Tron Legends in production now

Comicon attendees are reporting various viral marketing mysteries and magic surrounding Disney’s Tron Legends now in production.

SWORN the game by Cybermonkey
One of my favorite online light cycle racers (Cybermonkey’s SWRON) is still available on Cybermonkey.org .

Tron was a breakthrough film in the history of 3D computer graphics and animation. And the 1982, when the film was initially released was a jaw dropping year in the history of science fiction. I was 17 years old and preparing for my senior year in high school when that summer rained down science fiction masterpieces. Tron, ET, Blade Runner and of course the greatest Star Trek film of all time, The Wrath of Khan.


Tron was the vision of a zealous animator Steven Lisberger, whose small production company was known primarily for ‘Animalympics.’ In 1976 surrounded by ‘Pong’, Star Wars and the arcade game explosion is it any wonder that he was inspired to do such a film, but his vision was absolutely at the edge of the technical capacity of the day. In the end it would require cutting edge evolution from most of the major 3D special effects companies in the industry to realize Lisberger’s vision.

There is a solid documentary on the making of Tron on the 20th anniversary DVD if you want to get a deeper understanding of the players and process. One of the most compelling bits of evidence that it would even be possible to do the film was the now famous Triple i demo reel. Another player was Robert Abel and Associates. You can get a sense of their state of technology from this You Tube video of a 1980 AT&T ad.

At that time three computer engineers (Jamie Fenton, Marc Canter and Mark Pierce) were working together at Bally in Chicago. 18 months later the trio would found Macromind (later Macromedia) and create Macromind / Macromedia Director.
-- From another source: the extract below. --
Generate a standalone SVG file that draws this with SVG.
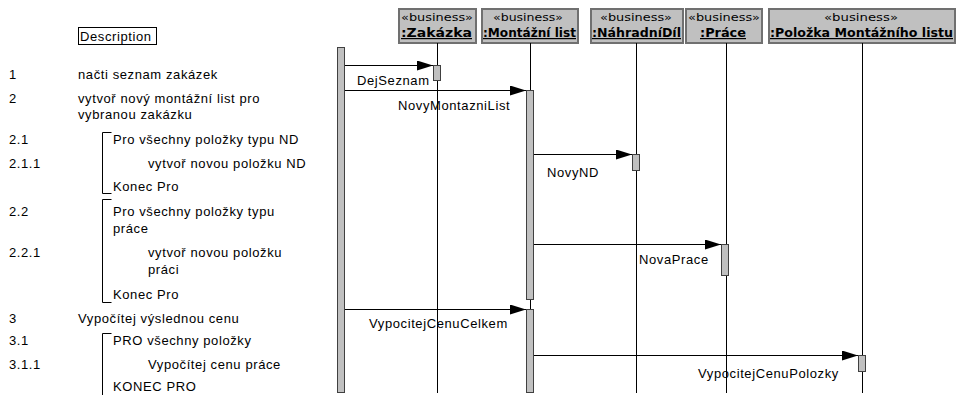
<svg xmlns="http://www.w3.org/2000/svg" width="958" height="395" viewBox="0 0 958 395">
<style>
text{font-family:"Liberation Sans",Arial,sans-serif;font-size:13px;fill:#000;letter-spacing:0.6px}
.st{font-family:"DejaVu Sans",sans-serif;font-size:11px;letter-spacing:0}
.nm{font-family:"DejaVu Sans",sans-serif;font-size:12px;font-weight:bold;text-decoration:underline;letter-spacing:0}
.hd{fill:#c0c0c0;stroke:#707070;stroke-width:2}
.act{fill:#c0c0c0;stroke:#404040;stroke-width:1}
.ll{stroke:#000;stroke-width:1}
.msg{stroke:#000;stroke-width:1;fill:none;marker-end:url(#ah)}
.br{stroke:#000;stroke-width:1;fill:none}
</style>
<defs>
<marker id="ah" markerWidth="16" markerHeight="10" refX="16" refY="5" orient="auto" markerUnits="userSpaceOnUse">
<path d="M0,0 L16,5 L0,10 z" fill="#000"/>
</marker>
</defs>
<g id="description">
<rect x="78.5" y="27.5" width="78" height="17" fill="#fff" stroke="#000"/>
<text x="80" y="41">Description</text>
</g>
<g id="steps">
<text x="9" y="79">1</text><text x="78" y="79">načti seznam zakázek</text>
<text x="9" y="103">2</text><text x="78" y="103">vytvoř nový montážní list pro</text>
<text x="78" y="119">vybranou zakázku</text>
<text x="9" y="144">2.1</text><text x="113" y="144">Pro všechny položky typu ND</text>
<text x="9" y="168">2.1.1</text><text x="148" y="168">vytvoř novou položku ND</text>
<text x="113" y="191">Konec Pro</text>
<text x="9" y="216">2.2</text><text x="113" y="216">Pro všechny položky typu</text>
<text x="113" y="233">práce</text>
<text x="9" y="257">2.2.1</text><text x="148" y="257">vytvoř novou položku</text>
<text x="148" y="274">práci</text>
<text x="113" y="299">Konec Pro</text>
<text x="9" y="323">3</text><text x="78" y="323">Vypočítej výslednou cenu</text>
<text x="9" y="345">3.1</text><text x="113" y="345">PRO všechny položky</text>
<text x="9" y="369">3.1.1</text><text x="148" y="369">Vypočítej cenu práce</text>
<text x="113" y="391">KONEC PRO</text>
<path class="br" d="M111.5,132.5 H102.5 V193.5 H111.5"/>
<path class="br" d="M111.5,199.5 H102.5 V302.5 H111.5"/>
<path class="br" d="M111.5,333.5 H102.5 V395"/>
</g>
<g id="actor">
<rect class="act" x="337.5" y="47.5" width="7" height="345"/>
</g>
<g id="zakazka">
<rect class="hd" x="399" y="9" width="77" height="34"/>
<text class="st" x="401" y="21" textLength="72" lengthAdjust="spacingAndGlyphs">«business»</text>
<text class="nm" x="401" y="37" textLength="71" lengthAdjust="spacingAndGlyphs">:Zakázka</text>
<line class="ll" x1="437.5" y1="43" x2="437.5" y2="393"/>
<rect class="act" x="433.5" y="65.5" width="7" height="15"/>
</g>
<g id="montazni-list">
<rect class="hd" x="482" y="9" width="96" height="34"/>
<text class="st" x="493" y="21" textLength="70" lengthAdjust="spacingAndGlyphs">«business»</text>
<text class="nm" x="483" y="37" textLength="93" lengthAdjust="spacingAndGlyphs">:Montážní list</text>
<line class="ll" x1="530.5" y1="43" x2="530.5" y2="393"/>
<rect class="act" x="526.5" y="90.5" width="7" height="209"/>
<rect class="act" x="526.5" y="309.5" width="7" height="83"/>
</g>
<g id="nahradni-dil">
<rect class="hd" x="591" y="9" width="92" height="34"/>
<text class="st" x="600" y="21" textLength="72" lengthAdjust="spacingAndGlyphs">«business»</text>
<text class="nm" x="592" y="37" textLength="89" lengthAdjust="spacingAndGlyphs">:NáhradníDíl</text>
<line class="ll" x1="636.5" y1="43" x2="636.5" y2="393"/>
<rect class="act" x="632.5" y="154.5" width="7" height="16"/>
</g>
<g id="prace">
<rect class="hd" x="686" y="9" width="76" height="34"/>
<text class="st" x="688" y="21" textLength="72" lengthAdjust="spacingAndGlyphs">«business»</text>
<text class="nm" x="700" y="37" textLength="46" lengthAdjust="spacingAndGlyphs">:Práce</text>
<line class="ll" x1="726.5" y1="43" x2="726.5" y2="393"/>
<rect class="act" x="721.5" y="244.5" width="7" height="31"/>
</g>
<g id="polozka">
<rect class="hd" x="769" y="9" width="186" height="34"/>
<text class="st" x="824" y="21" textLength="74" lengthAdjust="spacingAndGlyphs">«business»</text>
<text class="nm" x="770" y="37" textLength="183" lengthAdjust="spacingAndGlyphs">:Položka Montážního listu</text>
<line class="ll" x1="862.5" y1="43" x2="862.5" y2="393"/>
<rect class="act" x="858.5" y="355.5" width="7" height="16"/>
</g>
<g id="connectors">
<line class="msg" x1="345" y1="65.5" x2="433" y2="65.5"/>
<text x="357" y="85">DejSeznam</text>
<line class="msg" x1="345" y1="90.5" x2="526" y2="90.5"/>
<text x="398" y="110">NovyMontazniList</text>
<line class="msg" x1="534" y1="154.5" x2="632" y2="154.5"/>
<text x="547" y="177">NovyND</text>
<line class="msg" x1="534" y1="244.5" x2="721" y2="244.5"/>
<text x="639" y="264">NovaPrace</text>
<line class="msg" x1="345" y1="309.5" x2="526" y2="309.5"/>
<text x="369" y="328">VypocitejCenuCelkem</text>
<line class="msg" x1="534" y1="355.5" x2="858" y2="355.5"/>
<text x="698" y="378">VypocitejCenuPolozky</text>
</g>
</svg>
I spoke to Jamie (via email) yesterday and learned that she’s hard at work inventing video and RAM analysis artware, and spoke to Marc a few months ago discovering that he’s very seriously embedded in the social networking space. Mark is running a mobile games company, Super Happy Fun Fun,today.

It would be more than a decade before Macromedia codenamed a project designed to bring 3D to the Internet in honor of this legendary science fiction classic, and ironically – the pair now stand to each see sequels synchronize. I couldn’t help but admire the universal synergy – and pay homage to Tron.